We were sitting round the table having soup and gossip. During a few seconds lull in conversation our four year old granddaughter Aurora made the following announcement with a glint in her eyes:
"Now I am going to slurp my soup like granddad."
Farah pretended that she had not heard it but gave me an admonishing sideways glance. My slurping stopped as if by magic and my soup eating became a model of civilised etiquette. After a minute or two Farah non-chalantly offered her daughter this advice: "Look how granddad is eating his soup. You should do it the same way." Crisis over !
But it got me thinking. In my younger days, I, along with others, used to be critical of the not uncommon habit amongst some elderly members of the family of slurping their tea, particularly after pouring it into the saucer (cups and saucers in those days; mugs had not been invented yet!). Disgusting habit or what? Now, in ripe old age, I am not so sure. Could slurping one's tea and soup be a pleasurable pursuit?
It is claimed that slurping has a positive advantage. It facilitates drinking of hot tea or soup without having to wait for it to cool down and enhances its taste. And not every society looks down upon slurping. Actually just the opposite, according to www.activechinese.com :
"Though in Western culture it is considered impolite to make any sort of noise while eating, it is very acceptable in China to slurp your noodles. This is the case not only in casual settings with friends, but even in formal settings or business meetings. So when you order noodles, don't be shy! Slurp away!".

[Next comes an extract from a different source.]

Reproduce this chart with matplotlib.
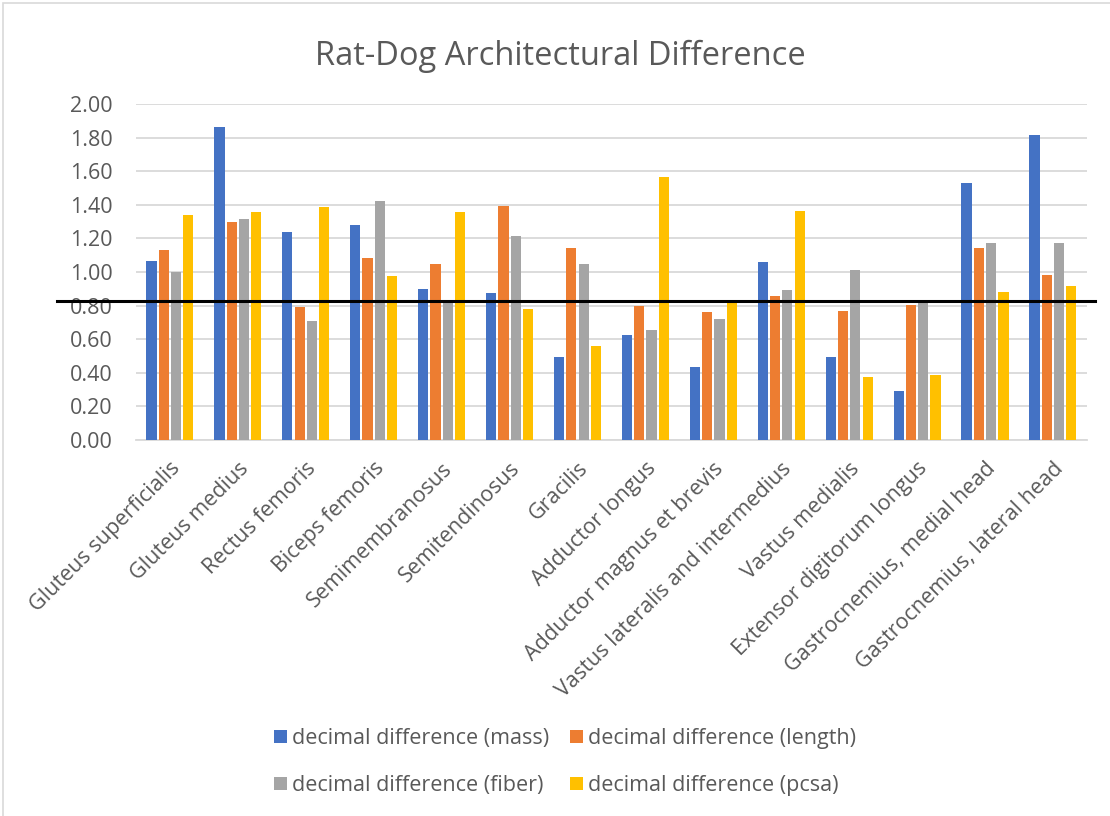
import numpy as np
import matplotlib.pyplot as plt
from matplotlib.patches import Rectangle

plt.rcParams['font.family'] = ['Open Sans', 'DejaVu Sans']

muscles = ['Gluteus superficialis', 'Gluteus medius', 'Rectus femoris',
           'Biceps femoris', 'Semimembranosus', 'Semitendinosus', 'Gracilis',
           'Adductor longus', 'Adductor magnus et brevis',
           'Vastus lateralis and intermedius', 'Vastus medialis',
           'Extensor digitorum longus', 'Gastrocnemius, medial head',
           'Gastrocnemius, lateral head']

mass = [1.063, 1.865, 1.236, 1.280, 0.899, 0.877, 0.492, 0.623, 0.433,
        1.062, 0.496, 0.290, 1.528, 1.815]
length = [1.129, 1.296, 0.790, 1.085, 1.048, 1.393, 1.145, 0.796, 0.762,
          0.857, 0.768, 0.806, 1.145, 0.982]
fiber = [1.002, 1.315, 0.708, 1.425, 0.819, 1.216, 1.048, 0.655, 0.720,
         0.893, 1.012, 0.827, 1.171, 1.173]
pcsa = [1.341, 1.355, 1.385, 0.978, 1.359, 0.780, 0.560, 1.563, 0.819,
        1.365, 0.375, 0.389, 0.879, 0.917]
ref_line = 0.825

series = [('decimal difference (mass)', mass, '#4472C4'),
          ('decimal difference (length)', length, '#ED7D31'),
          ('decimal difference (fiber)', fiber, '#A5A5A5'),
          ('decimal difference (pcsa)', pcsa, '#FFC000')]

txt = '#595959'
fig = plt.figure(figsize=(11.1, 8.16), dpi=100)
ax = fig.add_axes([0.1225, 0.4608, 0.8567, 0.4117])

x = np.arange(len(muscles))
slot = 0.181
handles = []
for i, (name, vals, col) in enumerate(series):
    b = ax.bar(x + (i - 1.5) * slot, vals, width=0.15, color=col, label=name, zorder=3)
    handles.append(b)

ax.set_xlim(-0.5, len(muscles) - 0.5)
ax.set_ylim(0, 2.0)
ax.set_yticks(np.arange(0, 2.01, 0.2))
ax.set_yticklabels(['%.2f' % v for v in np.arange(0, 2.01, 0.2)])
ax.yaxis.grid(True, color='#D9D9D9', linewidth=1.3, zorder=0)
ax.set_axisbelow(True)
for s in ['top', 'right', 'left']:
    ax.spines[s].set_visible(False)
ax.spines['bottom'].set_color('#D9D9D9')
ax.spines['bottom'].set_linewidth(1.3)
ax.tick_params(axis='both', length=0, labelsize=15.5, colors=txt)
ax.tick_params(axis='y', pad=17)
ax.set_xticks(x)
ax.set_xticklabels(muscles, rotation=45, ha='right', rotation_mode='anchor')
ax.tick_params(axis='x', pad=13)

# horizontal reference line drawn across the chart
ax.axhline(ref_line, xmin=-0.083, xmax=1.009, color='black', linewidth=2.2,
           clip_on=False, zorder=5)

fig.suptitle('Rat-Dog Architectural Difference', x=0.505, y=0.951,
             fontsize=23.5, color=txt)

order = [0, 2, 1, 3]
leg = fig.legend([handles[k] for k in order], [series[k][0] for k in order],
                 ncol=2, loc='center', frameon=False, fontsize=15.5,
                 labelcolor=txt, handlelength=0.6, handleheight=0.6,
                 handletextpad=0.2, columnspacing=1.0, labelspacing=1.2)
leg.set_bbox_to_anchor((0.509, 0.066), transform=fig.transFigure)

fig.patches.append(Rectangle((3 / 1110, -0.1), 1.2, 0.1 + 813 / 816,
                             transform=fig.transFigure, fill=False,
                             edgecolor='#D9D9D9', linewidth=1.2))

fig.savefig('out.png', dpi=100)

An excited young lady asks on the internet:
"Is this true? I also heard of the same habit in Japan. Anyway, I like it, because now I can throw away all that 'pretend-to-be-a-lady' thing and enjoy my favourite noodles!"
Here are a couple more quotes which are relevant:
"In Japan and Hong Kong, slurping soup is a sign of approval and appreciation
of the cooking. But slurping is considered rude in Thailand. ..."
(Norine Dresser, Multicultural Manners, 1996.)
"To slurp or not to slurp? That is the question taxing Japanese society as the young cast aside traditional etiquette in favour of Western lifestyles. Junichiro Koizumi, the Prime Minister, slurps when he eats noodles, as do most male members of his cabinet, but noisy eaters are a dying breed in Japan, where a vogue for eating noodles silently is taking hold." (Robert Whymant: 'Slurping divides Japanese eaters': The London Times: 6/7/2001.)
Would you take the following advice so temptingly offered by someone on the internet?
"Forget everything your (Western) mother taught you about soup. The Japanese way is much more fun. You're supposed to slurp to cool down the hot soup. You can pick up the bowl and drain the soup."